Были и трагикомические случаи, когда я "из гордости" не пожелала кланяться несшемуся прямо на нас снаряду, и мама почти сорвала с меня юбченку, чтобы притянуть к земле и защитить... своей накидкой. Шли мы с мамой в госпиталь и были еще недалеко от нашего дома, когда начался обстрел нашего района. Только что мы свернули с дороги и пошли между большими кучами щебня, как послышался свист приближающегося к нам снаряда. Снаряд (6 или 9-дюймовый), действительно, разорвался на дороге в 3-4 шагах от нас, обдав нас щебнем, под кучей которого мы притаились, прикрывшись накидкой, которая, пожалуй, и спасла нас от... насыпавшегося на нас песка и мелкого щебня.

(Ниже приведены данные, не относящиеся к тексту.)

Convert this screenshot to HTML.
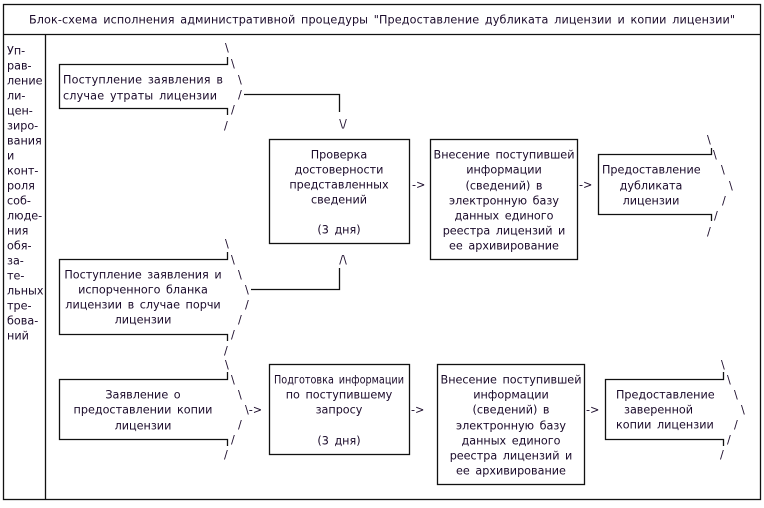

Отряхнувшись, мы перебежали дорогу и спрятались в глубокой амбразуре окна, наблюдая за нашим домом и пережидая окончания бомбардировки нашего района. Но вот опять режущий свист и бомба падает как раз у окна детской, в которой мы оставили Лелю и Лару. Мама ахнула, схватилась за голову и присела; я же сорвалась с места и вихрем понеслась к нашему дому. У воронки я чуть задержалась, но поняв, что бомба не разорвалась, вбежала в дом. Пробежав коридор, детскую я столовую, я нашла сестренок в кухне, мирно сидевших за столом и строивших с Казимиром домики из карт.